The thing with Rush is their music’s really involved, their lyrics are generally really conceptual… it’s almost high art. It’s like prog rock, where they’re giving you story… the single on this—“The Big Money”—the lyrics are intense because they’re talking about the evils of big money, but what they don’t do… they don’t do love songs, they don’t do songs about girlfriends… not a lot of love songs, but a lot of high concept, a lot of politics, a lot of futurism, control—this [image] was really all about control. There’s a lot of imagery going on there. And you know, Rush fans pour over the lyrics of Rush, and you’d have to find one and ask them. They will explain.
What was it like filming the music video for “The Big Money”?

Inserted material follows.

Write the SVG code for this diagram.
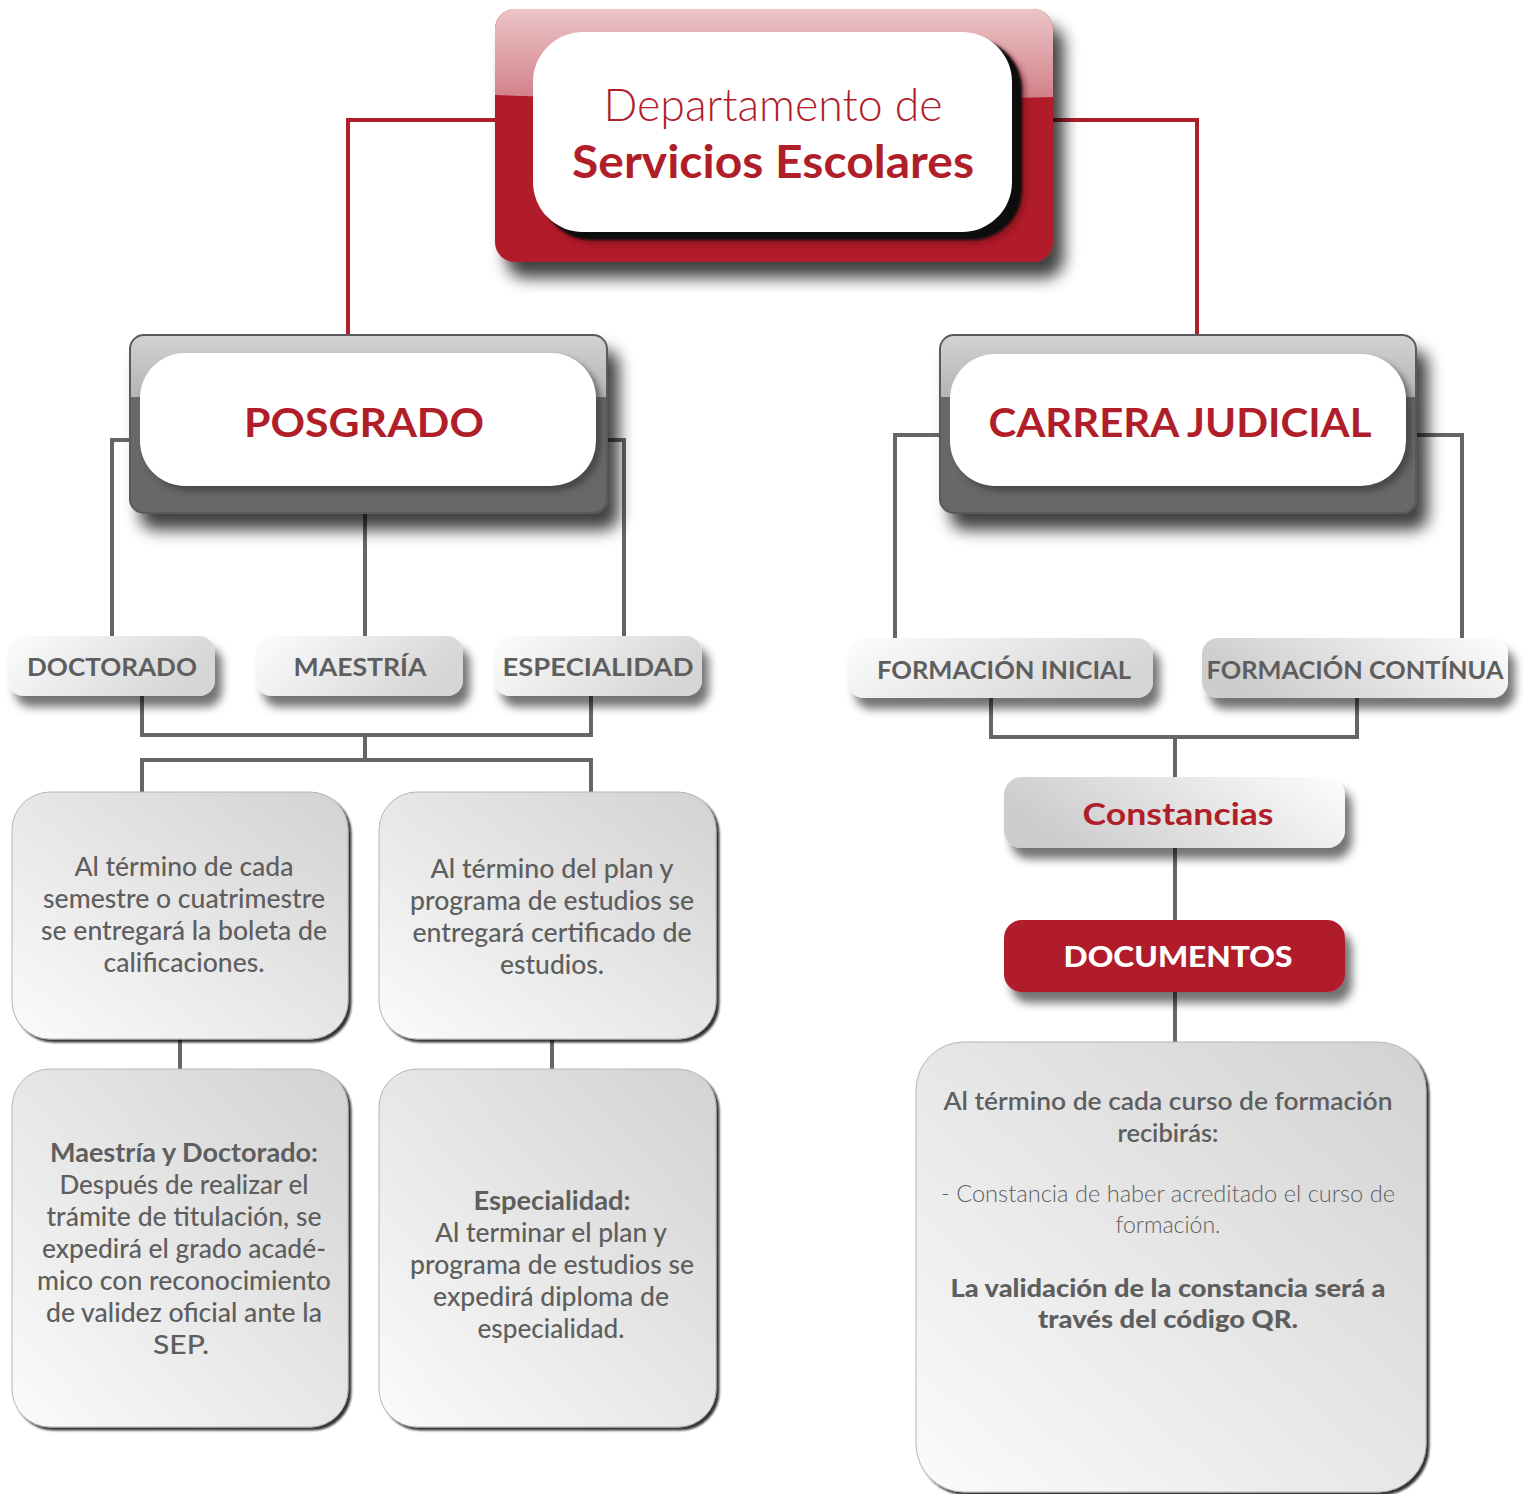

Oh, it was lame [laughs]. Yeah, that was terrible. That was very disappointing. Alright, here’s the deal. So, I was not union, and when I got to the video shoot, I was kind of offered this flat rate of dough, and then I saw they had like 30 actors there for this crazy idea about… the video was for “The Big Money,” and it was this big involved story with up to 30 actors in it. And they had the food spread and then I made the mistake of talking to them and finding out what they were getting. And I was kind of like, “Oh. That’s not good.” So I kind of made a fuss and they made me a little happier, and then… it was funny, because none of them are in the video, and I am, and it must have cost them a fortune to hire those actors and then for it to not work out… it really is not a high point in music video at all. It’s kind of fun in that way. I really enjoy it that way. It’s like you could use it as a 101 how not to do a music video.
Did you get any other shots at record modelling?
Here’s a story—Hugh moved to L.A. when Rush was putting out the Hold Your Fire record, which came out after Power Windows, Hugh’s idea was to include me on that record cover as well. And he had a concept that involved me and some actors, so they flew me down to L.A. and I got a funny haircut because they wanted to make my hair look like it did on the Power Windows album cover, which it never really did—trying to make my head look like a painting was kind of fun. And six months later the record came out, I had to go and buy it, and I wasn’t there. If you look on the other record, you’ll see inside the cover where I should’ve been. That was disappointing.
What's your relationship with Power Windows like now?
It changed when I heard that they were reissuing all the vinyl. I kind of got excited and I thought, “Wow, I can finally do something with my experience with Rush.” I get my 15 minutes now, and I didn’t get it then. And I kind of didn’t really want it then. Now it’s different, I sell records, so this is a little handy. It is fun. I’ve always had a Rush lithograph on the wall, and people ask and I’ve let them know what it’s about, but to let it become common knowledge is different. I am enjoying it.
The Star article mentioned you’d been recognized on the streetcar, but you denied it. Why?
Why did I deny it? It was the jean jacket/leather jacket thing. I was just embarrassed. There would’ve been no harm in making her day by saying, “Yeah, that’s me,” but I was somehow just embarrassed about it. It was strange that I didn’t want that attention and I’m a media slut now.
When you look at this album today, who do you see a portrait of?
It’s interesting. I don’t feel over 50 years old, I don’t feel 50… my environment probably helps me feel or imagine that I’m still 30, but, you know. I know that guy well. It’s me. I haven’t changed really. I don’t get out to shows half as much, but I see dinosaur punk shows when they come to town. I actually went and saw the Bowie Tony Visconti show [with Holy Holy at the Opera House in Toronto] last week and that was wonderful. I bought my tickets before Bowie passed away, so my interest really is in music that I know and have known, and when I see bands that I’ve enjoyed in the past get back together and go on tour, I’m like, “Yeah, I’ll go see Peter Murphy again.”